## Problem
Below is a listing. Quote from it, exactly, the lines from the one containing "Give me the Altair source for this chart." down to the one containing "import pandas as pd", both ends included, and nothing else.

## Records for this exercise
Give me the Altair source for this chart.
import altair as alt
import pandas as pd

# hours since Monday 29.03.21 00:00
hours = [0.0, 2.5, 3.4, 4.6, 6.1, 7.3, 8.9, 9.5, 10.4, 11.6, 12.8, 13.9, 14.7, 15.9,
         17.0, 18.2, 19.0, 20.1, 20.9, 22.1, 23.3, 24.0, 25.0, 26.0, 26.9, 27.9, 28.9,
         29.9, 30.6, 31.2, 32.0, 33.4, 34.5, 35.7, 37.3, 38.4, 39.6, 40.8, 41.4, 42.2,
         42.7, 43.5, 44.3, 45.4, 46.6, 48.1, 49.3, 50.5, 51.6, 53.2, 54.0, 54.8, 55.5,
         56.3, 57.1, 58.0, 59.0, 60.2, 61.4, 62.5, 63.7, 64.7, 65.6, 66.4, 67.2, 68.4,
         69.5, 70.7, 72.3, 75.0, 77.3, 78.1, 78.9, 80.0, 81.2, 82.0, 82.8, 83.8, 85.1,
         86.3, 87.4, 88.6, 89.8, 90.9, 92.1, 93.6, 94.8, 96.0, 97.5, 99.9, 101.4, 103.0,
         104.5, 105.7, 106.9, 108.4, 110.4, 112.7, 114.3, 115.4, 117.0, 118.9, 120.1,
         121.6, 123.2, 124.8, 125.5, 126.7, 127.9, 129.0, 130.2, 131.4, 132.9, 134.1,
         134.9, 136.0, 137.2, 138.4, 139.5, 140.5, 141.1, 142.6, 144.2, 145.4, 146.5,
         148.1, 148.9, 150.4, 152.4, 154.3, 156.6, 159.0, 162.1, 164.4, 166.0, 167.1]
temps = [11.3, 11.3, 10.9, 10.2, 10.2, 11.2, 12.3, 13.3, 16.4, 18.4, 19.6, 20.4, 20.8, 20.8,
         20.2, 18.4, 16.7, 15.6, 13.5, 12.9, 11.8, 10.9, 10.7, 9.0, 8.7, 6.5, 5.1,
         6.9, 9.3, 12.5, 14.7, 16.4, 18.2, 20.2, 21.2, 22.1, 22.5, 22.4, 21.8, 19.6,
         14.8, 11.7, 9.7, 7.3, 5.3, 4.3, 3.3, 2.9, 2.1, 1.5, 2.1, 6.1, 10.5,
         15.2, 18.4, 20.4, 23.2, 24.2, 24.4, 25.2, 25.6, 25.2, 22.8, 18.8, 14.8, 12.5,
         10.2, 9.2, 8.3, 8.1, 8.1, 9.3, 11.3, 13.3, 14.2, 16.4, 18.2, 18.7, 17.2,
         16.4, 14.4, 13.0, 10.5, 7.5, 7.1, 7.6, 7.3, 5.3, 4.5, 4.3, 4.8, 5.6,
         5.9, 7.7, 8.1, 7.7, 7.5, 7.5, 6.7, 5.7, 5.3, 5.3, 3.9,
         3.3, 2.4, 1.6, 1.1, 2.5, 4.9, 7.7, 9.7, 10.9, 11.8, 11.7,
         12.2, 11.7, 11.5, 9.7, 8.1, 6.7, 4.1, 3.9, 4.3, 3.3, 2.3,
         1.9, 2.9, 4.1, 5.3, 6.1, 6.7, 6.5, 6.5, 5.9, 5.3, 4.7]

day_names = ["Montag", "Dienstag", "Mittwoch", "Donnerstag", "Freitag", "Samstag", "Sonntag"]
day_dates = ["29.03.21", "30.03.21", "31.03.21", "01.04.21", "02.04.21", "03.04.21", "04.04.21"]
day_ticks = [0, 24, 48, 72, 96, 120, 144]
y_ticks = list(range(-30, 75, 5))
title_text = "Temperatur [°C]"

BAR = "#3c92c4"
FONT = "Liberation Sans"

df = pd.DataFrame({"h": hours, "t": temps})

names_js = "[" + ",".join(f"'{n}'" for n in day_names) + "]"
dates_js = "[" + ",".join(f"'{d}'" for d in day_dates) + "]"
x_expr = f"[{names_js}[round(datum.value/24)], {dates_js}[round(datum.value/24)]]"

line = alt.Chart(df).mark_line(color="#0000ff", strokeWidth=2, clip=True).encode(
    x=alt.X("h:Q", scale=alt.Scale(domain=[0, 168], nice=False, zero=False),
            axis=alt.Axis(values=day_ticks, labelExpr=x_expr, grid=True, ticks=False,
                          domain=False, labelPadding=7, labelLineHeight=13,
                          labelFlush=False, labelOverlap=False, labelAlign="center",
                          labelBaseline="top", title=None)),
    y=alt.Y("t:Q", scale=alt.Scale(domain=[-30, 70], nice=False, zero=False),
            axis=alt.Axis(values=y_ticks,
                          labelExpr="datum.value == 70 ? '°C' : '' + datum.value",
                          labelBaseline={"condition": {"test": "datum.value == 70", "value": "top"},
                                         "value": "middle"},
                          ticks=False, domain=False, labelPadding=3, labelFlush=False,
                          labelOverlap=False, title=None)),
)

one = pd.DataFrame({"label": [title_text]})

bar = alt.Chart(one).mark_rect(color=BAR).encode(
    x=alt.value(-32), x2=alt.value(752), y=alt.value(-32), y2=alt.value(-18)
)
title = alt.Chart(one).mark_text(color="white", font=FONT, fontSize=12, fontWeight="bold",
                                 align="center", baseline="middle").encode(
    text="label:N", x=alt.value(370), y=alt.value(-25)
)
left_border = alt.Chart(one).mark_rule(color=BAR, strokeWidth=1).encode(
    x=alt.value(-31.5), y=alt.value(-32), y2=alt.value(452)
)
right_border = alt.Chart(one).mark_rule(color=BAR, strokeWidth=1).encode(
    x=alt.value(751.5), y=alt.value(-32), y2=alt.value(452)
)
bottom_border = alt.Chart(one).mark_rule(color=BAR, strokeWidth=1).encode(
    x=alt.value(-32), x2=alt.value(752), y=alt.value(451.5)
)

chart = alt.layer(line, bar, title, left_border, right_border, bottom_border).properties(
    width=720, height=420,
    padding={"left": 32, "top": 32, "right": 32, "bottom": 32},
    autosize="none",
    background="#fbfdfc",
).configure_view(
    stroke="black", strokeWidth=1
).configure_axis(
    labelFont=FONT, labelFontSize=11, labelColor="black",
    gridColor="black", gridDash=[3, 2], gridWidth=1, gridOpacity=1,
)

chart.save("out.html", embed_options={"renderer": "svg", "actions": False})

--

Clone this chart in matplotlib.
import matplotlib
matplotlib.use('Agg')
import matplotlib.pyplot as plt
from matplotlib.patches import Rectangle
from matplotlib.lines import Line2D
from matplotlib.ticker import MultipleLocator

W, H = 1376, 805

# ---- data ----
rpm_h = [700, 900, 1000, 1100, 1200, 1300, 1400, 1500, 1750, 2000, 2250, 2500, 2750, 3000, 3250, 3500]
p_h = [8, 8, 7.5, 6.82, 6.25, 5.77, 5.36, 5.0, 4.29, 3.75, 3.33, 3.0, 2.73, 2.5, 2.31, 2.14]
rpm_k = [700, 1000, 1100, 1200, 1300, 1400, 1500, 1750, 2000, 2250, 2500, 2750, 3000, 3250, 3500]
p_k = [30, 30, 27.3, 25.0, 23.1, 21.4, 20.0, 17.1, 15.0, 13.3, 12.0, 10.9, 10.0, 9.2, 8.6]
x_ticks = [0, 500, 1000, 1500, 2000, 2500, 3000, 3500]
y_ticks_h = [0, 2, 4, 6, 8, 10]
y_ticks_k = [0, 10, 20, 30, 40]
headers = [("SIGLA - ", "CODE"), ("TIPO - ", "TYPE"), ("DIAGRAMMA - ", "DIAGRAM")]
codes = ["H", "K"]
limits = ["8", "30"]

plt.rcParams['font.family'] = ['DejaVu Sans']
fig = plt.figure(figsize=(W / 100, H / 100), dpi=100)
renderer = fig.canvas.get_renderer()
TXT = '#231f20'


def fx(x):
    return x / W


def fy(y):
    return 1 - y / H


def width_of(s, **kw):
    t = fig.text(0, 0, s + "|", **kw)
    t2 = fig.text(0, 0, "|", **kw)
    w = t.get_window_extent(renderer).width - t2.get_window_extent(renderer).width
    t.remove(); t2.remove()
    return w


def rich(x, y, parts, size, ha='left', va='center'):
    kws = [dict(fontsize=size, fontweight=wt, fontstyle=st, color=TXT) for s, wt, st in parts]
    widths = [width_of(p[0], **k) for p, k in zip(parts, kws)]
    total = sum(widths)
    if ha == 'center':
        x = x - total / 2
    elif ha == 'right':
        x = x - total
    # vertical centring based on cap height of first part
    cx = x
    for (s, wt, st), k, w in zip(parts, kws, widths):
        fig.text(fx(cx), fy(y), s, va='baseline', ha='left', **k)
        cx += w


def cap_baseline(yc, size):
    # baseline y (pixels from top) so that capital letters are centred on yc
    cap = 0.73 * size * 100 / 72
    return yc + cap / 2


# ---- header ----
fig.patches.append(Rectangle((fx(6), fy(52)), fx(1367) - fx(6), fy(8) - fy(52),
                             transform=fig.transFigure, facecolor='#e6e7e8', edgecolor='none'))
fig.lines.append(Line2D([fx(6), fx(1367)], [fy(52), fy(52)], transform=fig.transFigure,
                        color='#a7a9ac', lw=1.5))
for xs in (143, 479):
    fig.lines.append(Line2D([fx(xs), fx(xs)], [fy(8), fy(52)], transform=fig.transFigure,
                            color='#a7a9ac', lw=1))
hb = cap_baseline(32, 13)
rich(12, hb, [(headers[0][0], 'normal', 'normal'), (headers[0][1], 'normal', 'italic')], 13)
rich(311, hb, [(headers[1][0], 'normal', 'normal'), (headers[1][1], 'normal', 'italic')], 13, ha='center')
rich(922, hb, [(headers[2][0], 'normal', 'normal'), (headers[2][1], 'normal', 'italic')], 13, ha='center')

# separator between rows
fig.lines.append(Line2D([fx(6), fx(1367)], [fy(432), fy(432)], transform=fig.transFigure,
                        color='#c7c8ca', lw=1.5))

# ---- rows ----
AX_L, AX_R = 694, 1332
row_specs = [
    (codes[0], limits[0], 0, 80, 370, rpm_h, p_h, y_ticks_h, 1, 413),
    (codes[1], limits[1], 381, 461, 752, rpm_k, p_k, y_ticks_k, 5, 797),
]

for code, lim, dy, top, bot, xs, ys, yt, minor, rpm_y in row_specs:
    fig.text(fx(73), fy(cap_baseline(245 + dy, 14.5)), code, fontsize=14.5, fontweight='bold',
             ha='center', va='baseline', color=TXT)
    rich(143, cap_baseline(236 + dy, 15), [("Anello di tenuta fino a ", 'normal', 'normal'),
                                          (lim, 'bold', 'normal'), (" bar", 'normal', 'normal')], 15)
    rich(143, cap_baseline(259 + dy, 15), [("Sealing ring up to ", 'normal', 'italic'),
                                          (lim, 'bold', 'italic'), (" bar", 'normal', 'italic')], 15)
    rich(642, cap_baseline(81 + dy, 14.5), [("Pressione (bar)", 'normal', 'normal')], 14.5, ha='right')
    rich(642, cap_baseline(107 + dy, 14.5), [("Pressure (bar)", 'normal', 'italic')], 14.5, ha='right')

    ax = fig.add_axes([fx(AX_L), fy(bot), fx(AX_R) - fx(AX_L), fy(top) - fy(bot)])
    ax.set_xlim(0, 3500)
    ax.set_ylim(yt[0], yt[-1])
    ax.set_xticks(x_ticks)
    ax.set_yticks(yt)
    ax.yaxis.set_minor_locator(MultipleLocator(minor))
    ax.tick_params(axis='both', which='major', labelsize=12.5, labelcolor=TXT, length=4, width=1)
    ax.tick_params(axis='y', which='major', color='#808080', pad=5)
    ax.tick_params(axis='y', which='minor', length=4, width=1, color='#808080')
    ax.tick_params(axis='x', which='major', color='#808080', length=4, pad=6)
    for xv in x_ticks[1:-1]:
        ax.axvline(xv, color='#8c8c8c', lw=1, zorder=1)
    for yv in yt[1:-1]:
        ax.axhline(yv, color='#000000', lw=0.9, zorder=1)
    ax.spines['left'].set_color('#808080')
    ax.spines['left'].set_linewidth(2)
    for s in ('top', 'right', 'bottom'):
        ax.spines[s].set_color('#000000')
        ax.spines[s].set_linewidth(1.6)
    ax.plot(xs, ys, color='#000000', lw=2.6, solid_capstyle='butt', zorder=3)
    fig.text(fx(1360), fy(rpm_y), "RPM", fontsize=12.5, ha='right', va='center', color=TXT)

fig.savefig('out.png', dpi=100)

## Solution to the exercise
Give me the Altair source for this chart.
import altair as alt
import pandas as pd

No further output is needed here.